** START OF The data **
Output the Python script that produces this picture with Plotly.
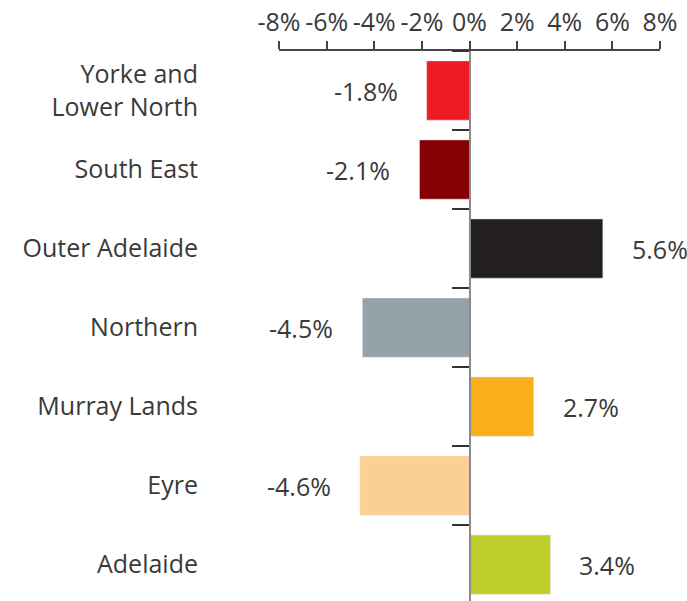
import plotly.graph_objects as go

regions = ['Yorke and<br>Lower North', 'South East', 'Outer Adelaide', 'Northern',
           'Murray Lands', 'Eyre', 'Adelaide']
change_pct = [-1.8, -2.1, 5.6, -4.5, 2.7, -4.6, 3.4]
bar_colors = ['#ED1C24', '#850005', '#231F20', '#95A3A8', '#F9AE1C', '#FCCF94', '#BECD2A']
x_ticks = [-8, -6, -4, -2, 0, 2, 4, 6, 8]

FONT = 'Open Sans'
TEXT = '#3a3a3a'
SIZE = 25

fig = go.Figure()

# Bars on the label axis (left)
fig.add_trace(go.Bar(
    x=change_pct, y=regions, orientation='h',
    marker=dict(color=bar_colors, line=dict(width=0)),
    yaxis='y', hoverinfo='x+y',
))
# Invisible copy so the zero-line axis gets its categories
fig.add_trace(go.Bar(
    x=change_pct, y=regions, orientation='h',
    marker=dict(color='rgba(0,0,0,0)'), yaxis='y2',
    hoverinfo='skip', showlegend=False,
))

# Value labels beside each bar
for r, v in zip(regions, change_pct):
    fig.add_annotation(
        x=v, y=r, yref='y', text=f'{v:.1f}%', showarrow=False,
        xanchor='left' if v > 0 else 'right',
        xshift=27 if v > 0 else -27,
        font=dict(family=FONT, size=SIZE, color=TEXT),
    )

y_range = [6.46, -0.5]

fig.update_layout(
    width=687, height=601,
    margin=dict(l=279, r=27, t=51, b=0),
    plot_bgcolor='white', paper_bgcolor='white',
    showlegend=False, barmode='overlay', bargap=0.25,
    font=dict(family=FONT, size=SIZE, color=TEXT),
    xaxis=dict(
        side='top', range=[-8, 8], tickvals=x_ticks,
        ticktext=[f'{t}%' for t in x_ticks],
        showgrid=False, zeroline=False, automargin=False,
        showline=True, linecolor='#444', linewidth=1.5,
        ticks='outside', ticklen=8, tickwidth=1.5, tickcolor='#444',
        tickfont=dict(family=FONT, size=SIZE, color=TEXT),
    ),
    yaxis=dict(
        type='category', range=y_range, automargin=False,
        showgrid=False, zeroline=False, showline=False, ticks='',
        ticklabelstandoff=80,
        tickfont=dict(family=FONT, size=SIZE, color=TEXT),
    ),
    yaxis2=dict(
        type='category', range=y_range, overlaying='y',
        anchor='free', position=0.5, automargin=False,
        side='left', showgrid=False, zeroline=False,
        showline=True, linecolor='#8a8a8a', linewidth=2,
        ticks='outside', tickson='boundaries', ticklen=17, tickwidth=1.5,
        tickcolor='#333', showticklabels=False,
    ),
)

# drop the browser's default 8px body margin so the figure sits at 0,0
fig.write_html('out.html', config={'displayModeBar': False},
               post_script="document.body.style.margin='0';")
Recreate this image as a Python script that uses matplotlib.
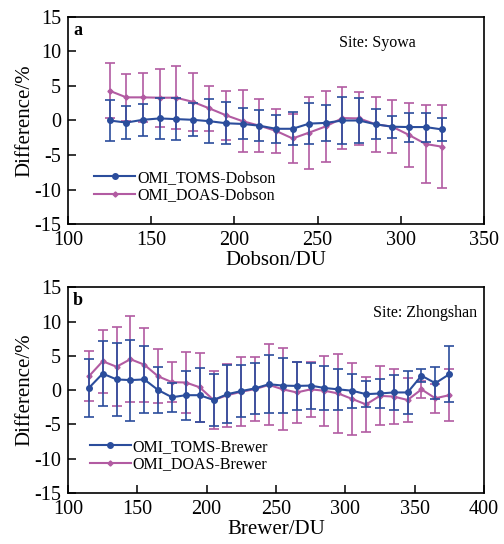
** END OF The data **
● Your objective
Omit the pictures and give the material again, exactly and in full.

● Response to this task
Output the Python script that produces this picture with Plotly.
import plotly.graph_objects as go

regions = ['Yorke and<br>Lower North', 'South East', 'Outer Adelaide', 'Northern',
           'Murray Lands', 'Eyre', 'Adelaide']
change_pct = [-1.8, -2.1, 5.6, -4.5, 2.7, -4.6, 3.4]
bar_colors = ['#ED1C24', '#850005', '#231F20', '#95A3A8', '#F9AE1C', '#FCCF94', '#BECD2A']
x_ticks = [-8, -6, -4, -2, 0, 2, 4, 6, 8]

FONT = 'Open Sans'
TEXT = '#3a3a3a'
SIZE = 25

fig = go.Figure()

# Bars on the label axis (left)
fig.add_trace(go.Bar(
    x=change_pct, y=regions, orientation='h',
    marker=dict(color=bar_colors, line=dict(width=0)),
    yaxis='y', hoverinfo='x+y',
))
# Invisible copy so the zero-line axis gets its categories
fig.add_trace(go.Bar(
    x=change_pct, y=regions, orientation='h',
    marker=dict(color='rgba(0,0,0,0)'), yaxis='y2',
    hoverinfo='skip', showlegend=False,
))

# Value labels beside each bar
for r, v in zip(regions, change_pct):
    fig.add_annotation(
        x=v, y=r, yref='y', text=f'{v:.1f}%', showarrow=False,
        xanchor='left' if v > 0 else 'right',
        xshift=27 if v > 0 else -27,
        font=dict(family=FONT, size=SIZE, color=TEXT),
    )

y_range = [6.46, -0.5]

fig.update_layout(
    width=687, height=601,
    margin=dict(l=279, r=27, t=51, b=0),
    plot_bgcolor='white', paper_bgcolor='white',
    showlegend=False, barmode='overlay', bargap=0.25,
    font=dict(family=FONT, size=SIZE, color=TEXT),
    xaxis=dict(
        side='top', range=[-8, 8], tickvals=x_ticks,
        ticktext=[f'{t}%' for t in x_ticks],
        showgrid=False, zeroline=False, automargin=False,
        showline=True, linecolor='#444', linewidth=1.5,
        ticks='outside', ticklen=8, tickwidth=1.5, tickcolor='#444',
        tickfont=dict(family=FONT, size=SIZE, color=TEXT),
    ),
    yaxis=dict(
        type='category', range=y_range, automargin=False,
        showgrid=False, zeroline=False, showline=False, ticks='',
        ticklabelstandoff=80,
        tickfont=dict(family=FONT, size=SIZE, color=TEXT),
    ),
    yaxis2=dict(
        type='category', range=y_range, overlaying='y',
        anchor='free', position=0.5, automargin=False,
        side='left', showgrid=False, zeroline=False,
        showline=True, linecolor='#8a8a8a', linewidth=2,
        ticks='outside', tickson='boundaries', ticklen=17, tickwidth=1.5,
        tickcolor='#333', showticklabels=False,
    ),
)

# drop the browser's default 8px body margin so the figure sits at 0,0
fig.write_html('out.html', config={'displayModeBar': False},
               post_script="document.body.style.margin='0';")
Recreate this image as a Python script that uses matplotlib.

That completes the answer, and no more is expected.